More thunder, and even more lightning, and then we are at Saboga. It's raining. It's miserable. It's like the Camp of the Damned, only new and improved, with 75% less Camp, and 50% more Damned. They also did a brilliant job with music selection for this sequence -- it sounds exactly like the part of a war movie where there is a lot of bleeding. Jenna and Ethan are huddled together. Wait...Jenna and Ethan? I guess it's for warmth, but that's also going to come in handy if they get up a game of charades later and have to think of something for "any port in a storm." Jerri, meanwhile, is huddled in a shivering ball, and you can almost see her sanity wafting out of her ears in puffs of blue smoke. Rupert inspects the Shelter That Is No More. "Our beach is destroyed," he says. "Our stupid shelter that I built is destroyed...digging into the sand is the dumbest idea I've ever had in my life, and we paid dearly tonight for it." You know, it's swell that he takes responsibility for being wrong about the shelter, but to me, it's okay to be wrong. What was much more offensive was the oh-silly-girl routine when Jerri tried to raise concerns about it. It's the know-it-all jackass attitude, not the substantive mistake, that would be much harder for me to get past if I were a member of his team. He goes on to lament that with the loss of the Great Hole, the tribe is "homeless." "I gotta build us another shelter today," Rupert says, which I guess tells you how much he learned about not expecting to dictate everything that goes on without talking to anyone else about it. It's like he can accept the notion that he was a bad Daddy, and now he needs to be a better Daddy, but he can't accept not being the Daddy at all. Jenna and Jerri sit miserably in the rain, looking about as hard-up as I've ever seen anybody look on this show. Jerri interviews that they've been "shivering in the rain for probably five or six hours," and that once it started raining, "the whole shelter filled up with water." Kind of like she said it would, no? Gravity is stubborn.

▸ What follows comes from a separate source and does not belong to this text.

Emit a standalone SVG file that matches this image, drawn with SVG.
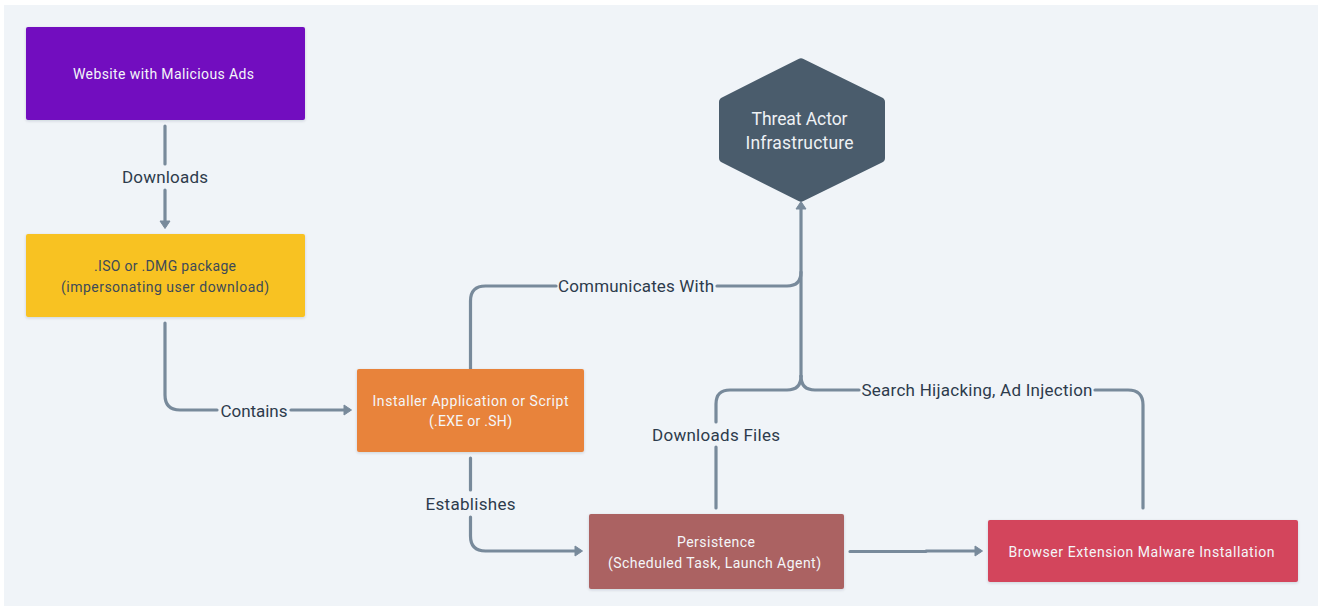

Jerri laments Rupert's unbending insistence on putting Saboga in a hole, and then she breaks down crying. "It's not worth it," she says.

Morning does ultimately come to Saboga, and as Rupert, Jenna, and Ethan stand on the beach, they wordlessly compare hands, accompanied by the Snare Drums of Adversity. Everyone's hands are all waterlogged and white, so in case you were thinking it wasn't really that bad? I'm pretty sure it was. Ethan, in particular, looks like he put in extra hours last night at the Hostess mini-donut factory. That's just gross. Jerri remains huddled on the Home Depot box, looking like she may never stand up again. As Rupert and Ethan look into the old shelter, it looks like the old hole entirely collapsed and filled with sand, actually, because there doesn't appear to be a hole there at all. Rupert comments on how insane the storm was. Ethan concurs. "Other than the time when my father passed away, I think that was the worst night of my life," Ethan interviews flatly. He says that there actually were those among them (I don't know who, but I suspect just from his contemptuous, snotty tone that this is a reference to Jenna) who thought it was so bad that someone might come rescue them, but he says that "this is Survivor." He goes on: "It's our own fault that we built a crappy little shelter." Well, right. Especially those of you who knew what a crappy little idea it was, and said nothing in the interests of saving your own asses. I feel terrible for Jerri, but Ethan? No. Elsewhere, Jenna brings Jerri out from under wherever it is that she's huddling. "Come on," she says, "you have to start warming up. I promise you it's warmer out here in a bathing suit. It's dripping and wet in here." She leads a truly horrible-looking Jerri out into the sun -- or what sun there is. Jerri interviews that she has no idea what's going on at camp at this point, other than that they're taking apart the lame old shelter. She doesn't know what they're going to do for a new one, and at this point, she "could give a rat's ass." Normally, I would be all over that kind of bad attitude, but I honestly can't blame her. I mean, she was right the entire time, and two of her teammates failed to back her, and the other one...is Rupert. So she has a point. Rupert tries to get Jerri to drink a coconut, which she doesn't want. Then, still all bossy-bossy, Rupert interviews that Jerri will be fine if she just gets some water and daylight. But they all must "get it together now." I'm glad to see that his taste for authoritarian rule wasn't diminished by fucking up so spectacularly that the tribe almost died.